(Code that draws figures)
* start *

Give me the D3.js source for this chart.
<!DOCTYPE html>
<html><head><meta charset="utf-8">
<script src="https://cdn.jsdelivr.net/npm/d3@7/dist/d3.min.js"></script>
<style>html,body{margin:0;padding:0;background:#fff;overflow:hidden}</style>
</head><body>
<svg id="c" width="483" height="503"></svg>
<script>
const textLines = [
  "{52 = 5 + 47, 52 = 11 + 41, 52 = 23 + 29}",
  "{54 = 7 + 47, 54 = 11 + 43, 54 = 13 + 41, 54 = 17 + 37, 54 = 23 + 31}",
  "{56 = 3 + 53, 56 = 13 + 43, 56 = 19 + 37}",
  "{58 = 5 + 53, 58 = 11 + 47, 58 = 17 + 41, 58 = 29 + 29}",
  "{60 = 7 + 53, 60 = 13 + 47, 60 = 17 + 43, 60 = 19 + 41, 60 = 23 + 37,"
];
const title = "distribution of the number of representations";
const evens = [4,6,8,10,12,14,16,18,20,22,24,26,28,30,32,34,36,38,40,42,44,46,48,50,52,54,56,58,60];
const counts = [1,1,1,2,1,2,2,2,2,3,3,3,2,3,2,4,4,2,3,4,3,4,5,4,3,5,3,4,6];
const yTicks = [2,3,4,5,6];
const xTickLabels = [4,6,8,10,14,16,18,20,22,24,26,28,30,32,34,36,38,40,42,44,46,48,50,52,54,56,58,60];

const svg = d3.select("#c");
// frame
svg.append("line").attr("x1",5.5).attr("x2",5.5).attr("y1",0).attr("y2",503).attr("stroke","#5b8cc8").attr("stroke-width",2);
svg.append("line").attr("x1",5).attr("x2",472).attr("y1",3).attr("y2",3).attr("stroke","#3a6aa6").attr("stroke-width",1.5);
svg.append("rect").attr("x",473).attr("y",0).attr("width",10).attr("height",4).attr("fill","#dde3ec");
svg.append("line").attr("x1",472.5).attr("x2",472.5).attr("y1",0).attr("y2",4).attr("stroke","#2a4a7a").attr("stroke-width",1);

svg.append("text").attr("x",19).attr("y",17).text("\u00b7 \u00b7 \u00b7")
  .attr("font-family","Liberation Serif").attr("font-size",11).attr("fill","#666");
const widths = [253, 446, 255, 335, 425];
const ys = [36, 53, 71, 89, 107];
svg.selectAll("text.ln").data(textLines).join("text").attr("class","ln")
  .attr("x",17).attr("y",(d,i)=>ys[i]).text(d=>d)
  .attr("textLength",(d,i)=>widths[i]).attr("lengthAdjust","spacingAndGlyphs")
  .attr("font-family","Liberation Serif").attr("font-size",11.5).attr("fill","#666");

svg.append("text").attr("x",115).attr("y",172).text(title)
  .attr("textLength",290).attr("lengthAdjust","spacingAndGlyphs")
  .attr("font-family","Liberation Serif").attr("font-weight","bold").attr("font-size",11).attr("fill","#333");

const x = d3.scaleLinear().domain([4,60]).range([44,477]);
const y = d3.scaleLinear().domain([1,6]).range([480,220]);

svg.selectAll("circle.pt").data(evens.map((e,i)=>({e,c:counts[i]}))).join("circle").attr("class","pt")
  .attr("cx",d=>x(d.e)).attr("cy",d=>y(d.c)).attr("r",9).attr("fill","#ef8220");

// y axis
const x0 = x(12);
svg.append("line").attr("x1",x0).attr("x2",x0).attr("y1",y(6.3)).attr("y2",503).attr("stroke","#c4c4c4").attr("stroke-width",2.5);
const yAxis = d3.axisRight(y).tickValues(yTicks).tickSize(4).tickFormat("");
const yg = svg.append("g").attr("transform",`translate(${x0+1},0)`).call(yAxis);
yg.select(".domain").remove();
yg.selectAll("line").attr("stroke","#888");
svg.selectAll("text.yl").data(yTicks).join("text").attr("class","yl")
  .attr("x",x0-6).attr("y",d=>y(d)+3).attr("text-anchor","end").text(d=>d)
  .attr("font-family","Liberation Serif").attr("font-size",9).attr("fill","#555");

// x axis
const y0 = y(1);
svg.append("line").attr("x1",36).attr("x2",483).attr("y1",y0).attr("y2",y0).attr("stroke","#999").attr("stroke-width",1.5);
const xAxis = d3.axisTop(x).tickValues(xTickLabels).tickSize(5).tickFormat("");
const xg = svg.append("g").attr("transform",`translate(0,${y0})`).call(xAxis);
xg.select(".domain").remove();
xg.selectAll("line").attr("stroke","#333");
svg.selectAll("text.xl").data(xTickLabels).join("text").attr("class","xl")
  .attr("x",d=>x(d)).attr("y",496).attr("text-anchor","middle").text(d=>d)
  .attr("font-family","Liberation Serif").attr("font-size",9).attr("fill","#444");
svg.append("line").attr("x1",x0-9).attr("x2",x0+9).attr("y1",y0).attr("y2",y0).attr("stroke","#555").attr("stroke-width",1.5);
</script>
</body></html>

* end *
* start *

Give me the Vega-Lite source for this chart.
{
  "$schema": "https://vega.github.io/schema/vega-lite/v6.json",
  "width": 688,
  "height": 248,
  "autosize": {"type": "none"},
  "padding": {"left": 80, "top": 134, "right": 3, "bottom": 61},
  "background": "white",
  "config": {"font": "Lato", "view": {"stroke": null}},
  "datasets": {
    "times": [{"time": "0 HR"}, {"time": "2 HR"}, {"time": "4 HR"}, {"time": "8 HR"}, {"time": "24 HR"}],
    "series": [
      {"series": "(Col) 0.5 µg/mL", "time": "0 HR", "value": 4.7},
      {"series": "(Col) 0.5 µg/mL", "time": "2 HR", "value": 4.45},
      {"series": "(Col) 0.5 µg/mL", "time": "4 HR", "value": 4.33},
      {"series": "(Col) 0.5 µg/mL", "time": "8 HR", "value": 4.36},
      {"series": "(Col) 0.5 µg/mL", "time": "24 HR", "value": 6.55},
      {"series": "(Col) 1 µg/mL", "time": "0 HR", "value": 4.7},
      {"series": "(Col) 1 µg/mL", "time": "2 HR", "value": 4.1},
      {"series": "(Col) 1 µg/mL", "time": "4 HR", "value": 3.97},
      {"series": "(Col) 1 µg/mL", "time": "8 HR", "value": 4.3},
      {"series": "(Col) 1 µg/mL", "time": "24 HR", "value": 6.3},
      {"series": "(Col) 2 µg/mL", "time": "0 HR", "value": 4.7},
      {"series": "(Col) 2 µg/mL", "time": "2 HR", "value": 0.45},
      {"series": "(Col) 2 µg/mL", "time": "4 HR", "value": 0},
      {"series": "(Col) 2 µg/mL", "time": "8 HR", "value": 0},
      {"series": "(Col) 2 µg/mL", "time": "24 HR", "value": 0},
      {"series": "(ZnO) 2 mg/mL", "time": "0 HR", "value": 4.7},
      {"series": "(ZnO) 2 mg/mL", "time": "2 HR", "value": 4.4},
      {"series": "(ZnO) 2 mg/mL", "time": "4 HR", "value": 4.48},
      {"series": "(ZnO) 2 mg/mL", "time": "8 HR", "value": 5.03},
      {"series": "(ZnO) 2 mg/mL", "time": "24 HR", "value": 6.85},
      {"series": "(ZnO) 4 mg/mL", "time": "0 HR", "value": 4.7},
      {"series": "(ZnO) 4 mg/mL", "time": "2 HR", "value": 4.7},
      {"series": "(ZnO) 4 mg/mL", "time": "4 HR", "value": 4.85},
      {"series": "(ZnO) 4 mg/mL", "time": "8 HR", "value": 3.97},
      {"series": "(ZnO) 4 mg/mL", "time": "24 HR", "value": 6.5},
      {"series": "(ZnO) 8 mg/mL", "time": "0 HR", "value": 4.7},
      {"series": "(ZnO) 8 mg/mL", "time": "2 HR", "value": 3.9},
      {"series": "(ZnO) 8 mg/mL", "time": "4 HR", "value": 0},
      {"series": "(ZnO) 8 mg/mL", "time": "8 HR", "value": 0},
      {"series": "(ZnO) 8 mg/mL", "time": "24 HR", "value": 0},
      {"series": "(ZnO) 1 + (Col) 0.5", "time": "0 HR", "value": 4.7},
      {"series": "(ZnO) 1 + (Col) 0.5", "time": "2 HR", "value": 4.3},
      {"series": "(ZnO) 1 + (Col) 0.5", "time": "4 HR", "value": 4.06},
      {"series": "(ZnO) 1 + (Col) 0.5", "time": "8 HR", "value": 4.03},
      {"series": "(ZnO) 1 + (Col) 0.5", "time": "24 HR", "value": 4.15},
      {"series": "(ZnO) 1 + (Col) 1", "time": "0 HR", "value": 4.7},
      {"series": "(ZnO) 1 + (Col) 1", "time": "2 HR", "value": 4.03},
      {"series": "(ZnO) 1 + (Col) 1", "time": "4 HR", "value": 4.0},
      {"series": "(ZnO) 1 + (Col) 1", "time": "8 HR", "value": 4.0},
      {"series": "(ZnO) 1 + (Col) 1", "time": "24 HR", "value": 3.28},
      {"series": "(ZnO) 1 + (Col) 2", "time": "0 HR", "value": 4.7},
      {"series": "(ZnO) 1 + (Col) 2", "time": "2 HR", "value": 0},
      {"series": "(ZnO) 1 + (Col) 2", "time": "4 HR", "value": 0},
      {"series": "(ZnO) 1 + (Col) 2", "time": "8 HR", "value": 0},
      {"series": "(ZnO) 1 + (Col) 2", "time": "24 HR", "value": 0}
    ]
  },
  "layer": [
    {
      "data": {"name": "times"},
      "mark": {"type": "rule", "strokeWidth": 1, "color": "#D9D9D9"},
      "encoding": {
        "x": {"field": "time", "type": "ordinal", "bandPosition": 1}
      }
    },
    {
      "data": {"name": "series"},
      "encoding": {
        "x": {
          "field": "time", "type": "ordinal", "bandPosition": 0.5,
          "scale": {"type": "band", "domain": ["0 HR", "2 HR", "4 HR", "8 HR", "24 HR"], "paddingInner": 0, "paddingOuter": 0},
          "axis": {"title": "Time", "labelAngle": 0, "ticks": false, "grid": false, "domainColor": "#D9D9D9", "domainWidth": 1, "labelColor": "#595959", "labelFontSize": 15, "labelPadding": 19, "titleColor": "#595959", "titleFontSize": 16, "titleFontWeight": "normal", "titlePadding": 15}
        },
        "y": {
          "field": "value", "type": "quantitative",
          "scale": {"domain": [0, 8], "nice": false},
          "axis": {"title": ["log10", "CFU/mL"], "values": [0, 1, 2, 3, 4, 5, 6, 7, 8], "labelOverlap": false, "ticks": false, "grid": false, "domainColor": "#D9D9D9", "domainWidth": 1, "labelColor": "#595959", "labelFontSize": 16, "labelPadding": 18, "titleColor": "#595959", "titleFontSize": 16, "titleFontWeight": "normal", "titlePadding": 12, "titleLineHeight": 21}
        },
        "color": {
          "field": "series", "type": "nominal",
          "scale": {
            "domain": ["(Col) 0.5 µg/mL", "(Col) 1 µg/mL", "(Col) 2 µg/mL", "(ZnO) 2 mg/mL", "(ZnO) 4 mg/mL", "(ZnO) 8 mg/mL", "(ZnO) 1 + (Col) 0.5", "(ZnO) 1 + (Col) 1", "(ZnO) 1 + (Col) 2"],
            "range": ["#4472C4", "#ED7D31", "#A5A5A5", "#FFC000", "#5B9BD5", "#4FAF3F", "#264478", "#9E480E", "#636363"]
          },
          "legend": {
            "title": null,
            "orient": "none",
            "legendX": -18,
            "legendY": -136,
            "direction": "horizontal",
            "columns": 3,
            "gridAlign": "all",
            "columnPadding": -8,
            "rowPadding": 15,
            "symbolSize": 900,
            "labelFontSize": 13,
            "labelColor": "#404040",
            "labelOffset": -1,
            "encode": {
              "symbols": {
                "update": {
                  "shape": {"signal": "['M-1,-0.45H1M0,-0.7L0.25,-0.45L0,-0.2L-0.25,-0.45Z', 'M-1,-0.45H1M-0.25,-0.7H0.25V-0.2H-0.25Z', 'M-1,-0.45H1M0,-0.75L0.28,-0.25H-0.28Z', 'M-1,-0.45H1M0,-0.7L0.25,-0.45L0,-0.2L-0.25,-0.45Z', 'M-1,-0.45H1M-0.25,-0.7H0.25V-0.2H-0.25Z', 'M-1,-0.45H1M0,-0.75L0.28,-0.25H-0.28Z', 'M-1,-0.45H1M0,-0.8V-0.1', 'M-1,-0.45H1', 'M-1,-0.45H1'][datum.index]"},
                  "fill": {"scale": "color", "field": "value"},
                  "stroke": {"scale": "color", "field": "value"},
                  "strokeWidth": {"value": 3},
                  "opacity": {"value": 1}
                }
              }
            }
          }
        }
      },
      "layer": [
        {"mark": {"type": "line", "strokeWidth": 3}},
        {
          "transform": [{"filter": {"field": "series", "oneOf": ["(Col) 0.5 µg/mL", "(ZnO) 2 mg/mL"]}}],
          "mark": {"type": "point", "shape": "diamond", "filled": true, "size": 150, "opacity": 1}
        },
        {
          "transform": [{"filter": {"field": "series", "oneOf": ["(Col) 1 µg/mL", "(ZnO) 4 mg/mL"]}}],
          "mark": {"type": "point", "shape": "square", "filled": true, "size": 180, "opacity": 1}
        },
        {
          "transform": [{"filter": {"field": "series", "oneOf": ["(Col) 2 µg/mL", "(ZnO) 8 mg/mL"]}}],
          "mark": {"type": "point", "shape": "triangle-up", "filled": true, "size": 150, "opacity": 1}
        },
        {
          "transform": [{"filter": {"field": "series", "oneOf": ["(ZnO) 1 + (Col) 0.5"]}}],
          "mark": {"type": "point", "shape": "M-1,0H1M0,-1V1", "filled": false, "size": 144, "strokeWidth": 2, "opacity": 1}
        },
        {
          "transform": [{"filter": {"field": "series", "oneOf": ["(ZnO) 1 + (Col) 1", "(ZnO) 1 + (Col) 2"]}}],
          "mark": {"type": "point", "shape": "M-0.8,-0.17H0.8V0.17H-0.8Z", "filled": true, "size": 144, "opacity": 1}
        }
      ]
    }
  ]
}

* end *

STATED PROBLEM
Examine the entries and report how many of their lines contain the string "chart", giving no more than the number.

ANSWER TO THE EXERCISE
2